Despite that, Atlantis Events President Rich Campbell claimed the arrest had nothing to do with the sexual orientationof the couple.

“Atlantis put a lot of people in a very dangerous situation without many of them realizing it,” one of the Dallas men said.

Campbell claimed the cruise company offered to leave someone behind until the situation was resolved, but the two arrested men declined assistance. The Dallas couple said that other passengers on the ship were told only that the couple had been arrested and were being left behind.

After the ship left the island, he said there was a lot of anger among passengers about leaving the couple behind, despite the fact they had made some stupid choices.

“When Rich Campbell stepped on stage the last night, half the guests walked out on him,” he said.

Atlantis officials said that they will continue to stop in Dominica.

“I’m embarrassed my money went to these ports,” the Dallas man said. “The Dominican authorities were looking for trouble, and these two idiots gave it to them.”

The editor of the South Florida Gay News is so annoyed about the incident, he’s calling for a boycott of Atlantis Events.

The Dallas couple said that they wished Campbell wasn’t so dismissive of their customers, many of whom would prefer to dock in friendly ports.

In an exchange on the Atlantis Events alumni boards before the trip, the Dallas man asked the company, “Why are we going to so many Caribbean countries with anti-gay laws on their books and homophobic populations? I understand that personal contacts help to break down barriers but after our Atlantis excursion group ran into a hostile crowd in the Bahamas a few years back, I don’t intend to set foot or spend a dime in one of these countries. This is a vacation and a chance to relax, and we should not have to be concerned about our safety.”

Campbell answered, “We clearly differ on what is responsible tourism. The itinerary we created is a customized one that I designed to take you to beautiful places on vacation. Almost every country, including the USA, has some type of discriminatory laws on their books. If that was our criteria, we wouldn’t go anywhere, including the Caribbean, Asia, Mexico, or even several European countries. In practice, these laws are outdated relics that pose no relevance to either us as tourists or to the country’s population in general.”
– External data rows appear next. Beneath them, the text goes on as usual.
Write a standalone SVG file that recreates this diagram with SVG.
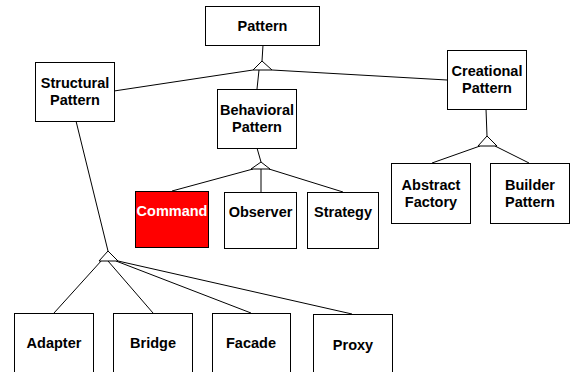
<svg xmlns="http://www.w3.org/2000/svg" width="575" height="372" viewBox="0 0 575 372">
<style>
.box{fill:#fff;stroke:#000;stroke-width:1}
.red{fill:#ff0000;stroke:#000;stroke-width:1}
text{font-family:"Liberation Sans",Arial,sans-serif;font-weight:bold;font-size:14.5px;text-anchor:middle;fill:#000}
.w{fill:#fff}
.c line{stroke:#000;stroke-width:1}
.c polygon{fill:#fff;stroke:#000;stroke-width:1}
</style>
<rect width="575" height="372" fill="#fff"/>
<g class="c" id="connectors">
<line x1="263" y1="45" x2="262" y2="61"/>
<line x1="253" y1="70" x2="114" y2="91"/>
<line x1="259" y1="70" x2="257" y2="89"/>
<line x1="272" y1="70" x2="447" y2="80"/>
<polygon points="262,61 253,70 272,70"/>
<line x1="486" y1="109" x2="487" y2="136"/>
<line x1="480" y1="146" x2="432" y2="163"/>
<line x1="495" y1="146" x2="529" y2="163"/>
<polygon points="487,136 478,146 497,146"/>
<line x1="257" y1="148" x2="261" y2="162"/>
<line x1="253" y1="169" x2="172" y2="191"/>
<line x1="261" y1="169" x2="261" y2="192"/>
<line x1="269" y1="169" x2="343" y2="192"/>
<polygon points="261,162 251,169 270,169"/>
<line x1="76" y1="121" x2="108" y2="251"/>
<line x1="102" y1="260" x2="54" y2="313"/>
<line x1="108" y1="261" x2="153" y2="313"/>
<line x1="116" y1="261" x2="251" y2="313"/>
<line x1="118" y1="261" x2="352" y2="314"/>
<polygon points="108,251 99,261 118,261"/>
</g>
<g id="pattern"><rect class="box" x="205.5" y="6.5" width="114" height="39"/><text x="262.5" y="31">Pattern</text></g>
<g id="structural"><rect class="box" x="35.5" y="62.5" width="79" height="59"/><text x="75" y="88">Structural</text><text x="75" y="105">Pattern</text></g>
<g id="behavioral"><rect class="box" x="217.5" y="89.5" width="79" height="59"/><text x="257" y="115">Behavioral</text><text x="257" y="132">Pattern</text></g>
<g id="creational"><rect class="box" x="447.5" y="50.5" width="79" height="59"/><text x="487" y="76">Creational</text><text x="487" y="93">Pattern</text></g>
<g id="abstract"><rect class="box" x="391.5" y="163.5" width="79" height="60"/><text x="431" y="190">Abstract</text><text x="431" y="207">Factory</text></g>
<g id="builder"><rect class="box" x="490.5" y="163.5" width="79" height="60"/><text x="530" y="190">Builder</text><text x="530" y="207">Pattern</text></g>
<g id="command"><rect class="red" x="135.5" y="191.5" width="73" height="56"/><text class="w" x="172" y="216">Command</text></g>
<g id="observer"><rect class="box" x="224.5" y="192.5" width="72" height="56"/><text x="260.5" y="217">Observer</text></g>
<g id="strategy"><rect class="box" x="307.5" y="192.5" width="71" height="56"/><text x="343" y="217">Strategy</text></g>
<g id="adapter"><rect class="box" x="14.5" y="313.5" width="79" height="62"/><text x="54" y="348">Adapter</text></g>
<g id="bridge"><rect class="box" x="113.5" y="313.5" width="79" height="62"/><text x="153" y="348">Bridge</text></g>
<g id="facade"><rect class="box" x="212.5" y="313.5" width="78" height="62"/><text x="251" y="348">Facade</text></g>
<g id="proxy"><rect class="box" x="313.5" y="314.5" width="79" height="62"/><text x="353" y="350">Proxy</text></g>
</svg>
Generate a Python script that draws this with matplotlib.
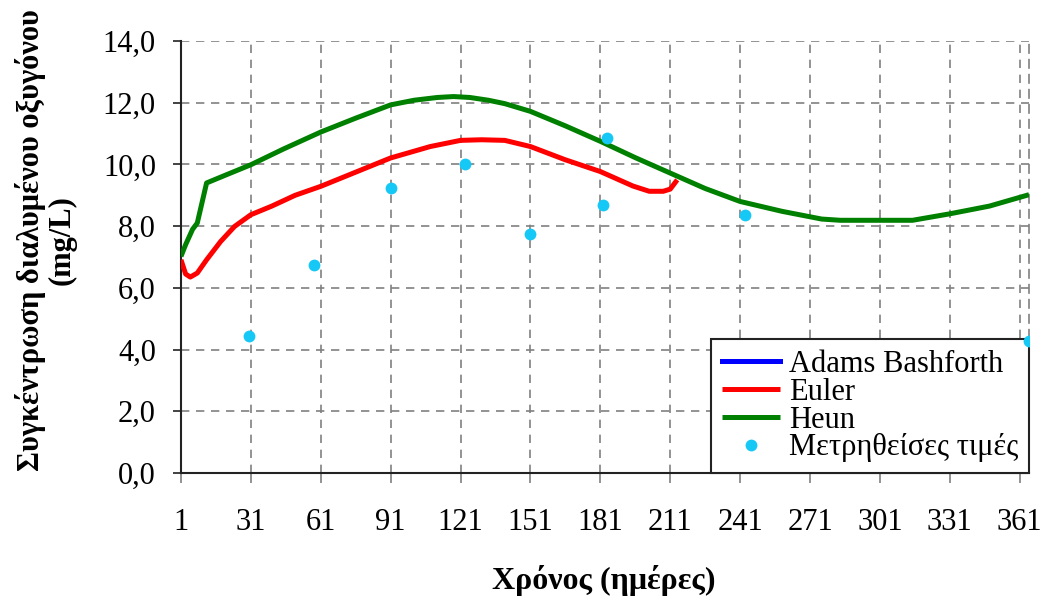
import matplotlib
matplotlib.use("Agg")
import matplotlib.pyplot as plt
from matplotlib.ticker import FuncFormatter

plt.rcParams["font.family"] = ["Liberation Serif", "DejaVu Serif"]

# Heun solution
heun_days = [1, 3, 6, 8, 12, 20, 31, 45, 61, 76, 91, 101, 111, 118, 125, 133, 140, 151,
             166, 181, 196, 211, 226, 241, 259, 276, 284, 300, 315, 331, 348, 365]
heun_vals = [7.02, 7.4, 7.9, 8.1, 9.4, 9.65, 9.99, 10.5, 11.05, 11.5, 11.93, 12.08,
             12.17, 12.2, 12.17, 12.08, 11.97, 11.72, 11.25, 10.75, 10.22, 9.72, 9.22,
             8.80, 8.48, 8.23, 8.19, 8.19, 8.19, 8.4, 8.65, 9.02]

# Euler solution
euler_days = [1, 3, 5, 8, 12, 18, 24, 31, 40, 50, 61, 76, 91, 108, 121, 130, 140,
              151, 166, 181, 195, 202, 208, 211, 214]
euler_vals = [6.91, 6.45, 6.35, 6.48, 6.91, 7.5, 7.99, 8.37, 8.65, 9.0, 9.29, 9.75,
              10.21, 10.58, 10.78, 10.8, 10.78, 10.58, 10.15, 9.77, 9.3, 9.13, 9.13,
              9.2, 9.5]

# measured values
meas_days = [30, 58, 91, 123, 151, 182, 184, 243, 365]
meas_vals = [4.45, 6.73, 9.25, 10.03, 7.76, 8.67, 10.87, 8.36, 4.27]

x_ticks = list(range(1, 362, 30))
y_ticks = [0, 2, 4, 6, 8, 10, 12, 14]

FS = 22

fig = plt.figure(figsize=(10.43, 5.97), dpi=100)
ax = fig.add_axes([0.1735, 0.2077, 0.8131, 0.7236])

ax.plot([], [], color="#0000ff", lw=3.6, label="Adams Bashforth")
ax.plot(euler_days, euler_vals, color="#ff0000", lw=3.6, label="Euler",
        solid_capstyle="butt", zorder=3)
ax.plot(heun_days, heun_vals, color="#008000", lw=3.6, label="Heun",
        solid_capstyle="butt", zorder=3)
ax.plot(meas_days, meas_vals, "o", color="#15c8f6", ms=8.5, mec="none",
        label="Μετρηθείσες τιμές", zorder=6)

ax.set_xlim(1, 365)
ax.set_ylim(0, 14)
ax.set_xticks(x_ticks)
ax.set_yticks(y_ticks)
ax.yaxis.set_major_formatter(FuncFormatter(lambda v, p: f"{v:.1f}".replace(".", ",")))

ax.grid(True, color="#808080", linestyle=(0, (5, 4)), lw=1.2)
ax.set_axisbelow(True)

ax.spines["top"].set_visible(False)
ax.spines["right"].set_color("#808080")
ax.spines["right"].set_linestyle((0, (5, 4)))
ax.spines["right"].set_linewidth(1.2)
for s in ("left", "bottom"):
    ax.spines[s].set_color("#222222")
    ax.spines[s].set_linewidth(1.5)

ax.tick_params(axis="x", direction="out", length=7, width=1.2, color="#808080",
               pad=18, labelsize=FS)
ax.tick_params(axis="y", direction="out", length=6, width=1.2, color="#222222",
               pad=12, labelsize=FS)

leg = ax.legend(loc="lower right", bbox_to_anchor=(1.0, 0.0), borderaxespad=0,
                fontsize=FS, frameon=True, fancybox=False, framealpha=1,
                edgecolor="#222222", handlelength=1.9, handletextpad=0.3,
                labelspacing=-0.04, borderpad=0.35)
leg.get_frame().set_linewidth(1.5)
leg.set_zorder(5)

fig.text(0.044, 1 - 240 / 597, "Συγκέντρωση διαλυμένου οξυγόνου\n(mg/L)",
         rotation=90, ha="center", va="center", fontsize=FS, fontweight="bold",
         multialignment="center", linespacing=1.05)
fig.text(0.579, 1 - 580 / 597, "Χρόνος (ημέρες)", ha="center", va="center",
         fontsize=FS + 1, fontweight="bold")

fig.savefig("out.png", dpi=100)
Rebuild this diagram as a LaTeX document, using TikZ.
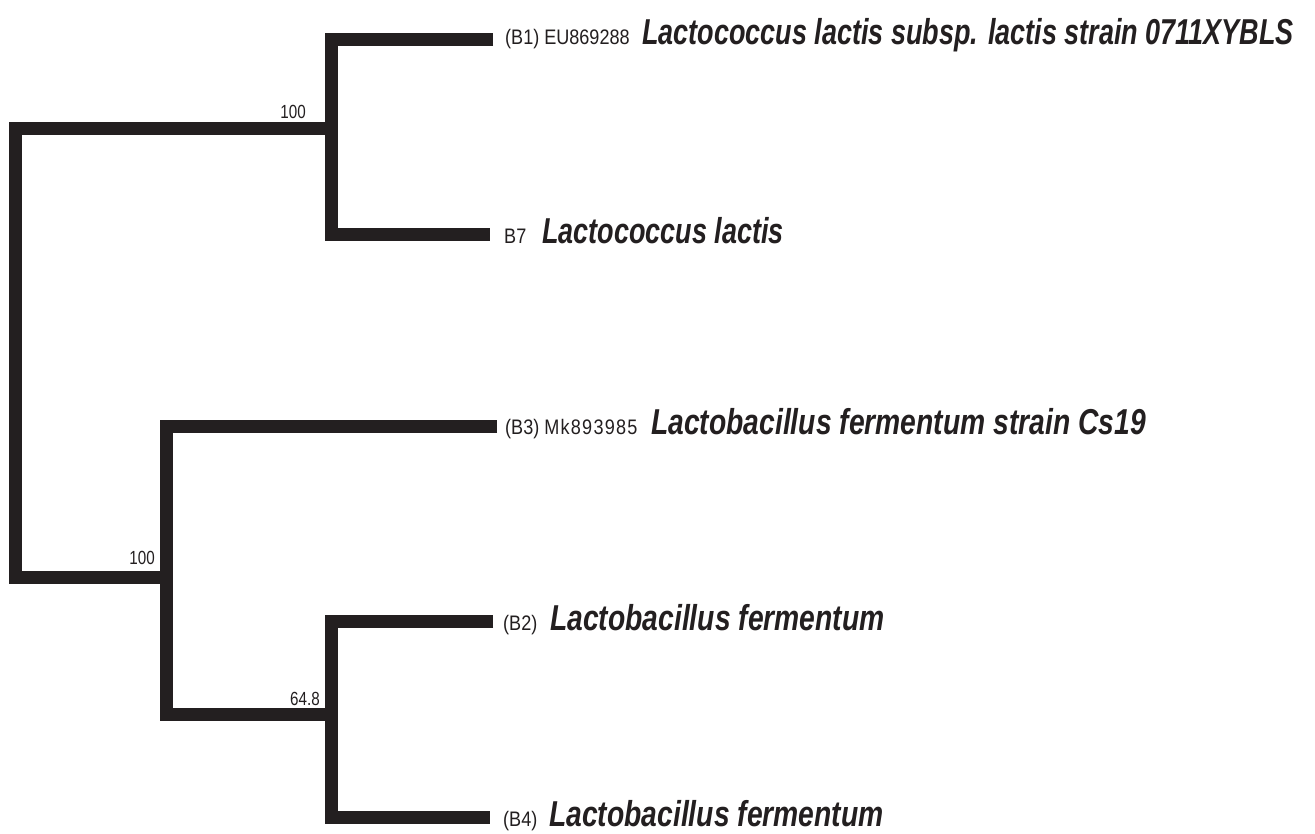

However, Campbell doesn’t seem to understand the difference between laws in Mexico, with marriage equality in Mexico City that is recognized throughout the country; and laws in Dominica, with a possible jail sentence of 10 years for homosexuality; and Barbados, where homosexuality carries a possible life sentence.

Meanwhile, Atlantis Events has a cruise scheduled for July 24-31 that is scheduled to dock in St. Petersburg, Russia where a severe anti-gay law was recently enacted.